The answer is one number: how many lines in the data below hold "image".

#### [Material supplied]
════════════════════

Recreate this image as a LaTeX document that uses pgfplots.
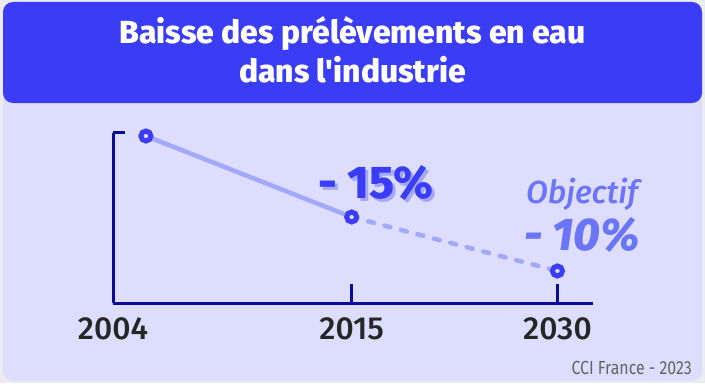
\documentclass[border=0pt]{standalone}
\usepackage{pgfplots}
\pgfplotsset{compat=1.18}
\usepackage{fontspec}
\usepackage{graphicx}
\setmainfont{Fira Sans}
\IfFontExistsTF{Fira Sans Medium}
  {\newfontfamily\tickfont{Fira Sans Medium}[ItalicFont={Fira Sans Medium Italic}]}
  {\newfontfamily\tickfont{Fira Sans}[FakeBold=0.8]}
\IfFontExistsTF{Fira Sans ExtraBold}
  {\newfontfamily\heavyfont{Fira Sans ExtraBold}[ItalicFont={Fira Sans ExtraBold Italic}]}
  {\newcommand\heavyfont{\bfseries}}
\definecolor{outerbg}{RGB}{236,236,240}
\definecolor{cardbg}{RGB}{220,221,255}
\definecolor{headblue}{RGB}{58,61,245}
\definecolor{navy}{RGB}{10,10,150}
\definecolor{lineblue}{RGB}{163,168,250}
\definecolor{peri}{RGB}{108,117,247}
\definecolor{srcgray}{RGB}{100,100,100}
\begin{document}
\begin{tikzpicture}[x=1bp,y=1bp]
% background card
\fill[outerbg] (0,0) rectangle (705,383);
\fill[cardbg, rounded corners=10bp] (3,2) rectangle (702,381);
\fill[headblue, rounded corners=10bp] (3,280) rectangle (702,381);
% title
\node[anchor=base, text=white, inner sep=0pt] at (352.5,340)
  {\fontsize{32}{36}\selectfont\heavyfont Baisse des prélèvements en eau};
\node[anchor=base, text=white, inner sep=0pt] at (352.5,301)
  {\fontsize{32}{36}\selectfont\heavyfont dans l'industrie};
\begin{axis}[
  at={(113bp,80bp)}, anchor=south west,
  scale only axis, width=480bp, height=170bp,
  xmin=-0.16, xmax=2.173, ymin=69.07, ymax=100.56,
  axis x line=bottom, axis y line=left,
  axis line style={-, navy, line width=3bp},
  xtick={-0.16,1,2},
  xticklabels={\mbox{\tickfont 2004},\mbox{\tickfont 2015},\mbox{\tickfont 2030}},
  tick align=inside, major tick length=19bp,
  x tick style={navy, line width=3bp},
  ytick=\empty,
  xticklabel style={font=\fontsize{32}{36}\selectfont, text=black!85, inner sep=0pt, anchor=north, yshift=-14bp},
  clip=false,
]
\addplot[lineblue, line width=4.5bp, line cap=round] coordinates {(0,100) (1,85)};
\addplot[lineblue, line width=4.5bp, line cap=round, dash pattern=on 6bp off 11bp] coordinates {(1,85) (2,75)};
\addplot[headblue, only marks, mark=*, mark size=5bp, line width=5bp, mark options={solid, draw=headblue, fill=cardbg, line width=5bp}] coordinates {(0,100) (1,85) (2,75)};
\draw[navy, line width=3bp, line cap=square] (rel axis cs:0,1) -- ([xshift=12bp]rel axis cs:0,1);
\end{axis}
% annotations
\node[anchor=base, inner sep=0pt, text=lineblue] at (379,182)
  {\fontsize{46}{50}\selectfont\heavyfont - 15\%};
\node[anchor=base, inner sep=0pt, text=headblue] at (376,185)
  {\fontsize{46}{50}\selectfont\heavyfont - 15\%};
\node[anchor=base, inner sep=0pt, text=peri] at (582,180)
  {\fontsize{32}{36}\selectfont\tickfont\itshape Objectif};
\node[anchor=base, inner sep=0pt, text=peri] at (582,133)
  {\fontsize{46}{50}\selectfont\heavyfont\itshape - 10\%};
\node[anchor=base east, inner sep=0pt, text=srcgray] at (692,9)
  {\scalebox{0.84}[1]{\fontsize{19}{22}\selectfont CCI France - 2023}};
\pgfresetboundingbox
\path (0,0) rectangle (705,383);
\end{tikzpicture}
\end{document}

════════════════════

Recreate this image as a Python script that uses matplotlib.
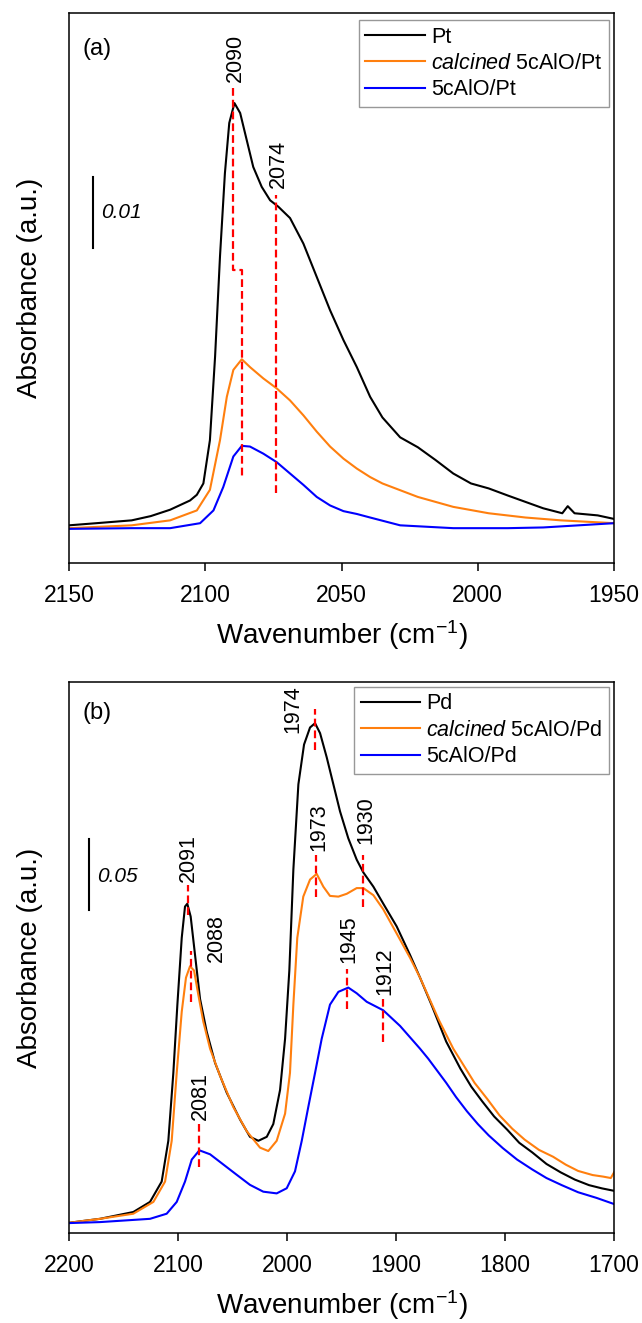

════════════════════

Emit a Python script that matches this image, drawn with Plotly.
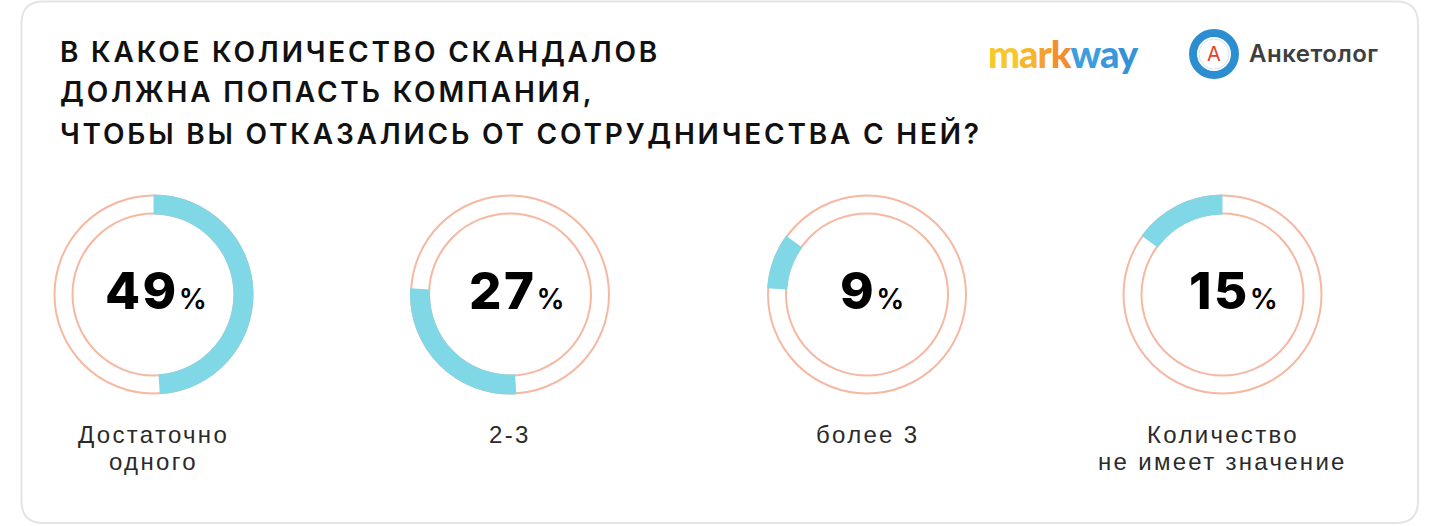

════════════════════

#### [Solution for this problem]
3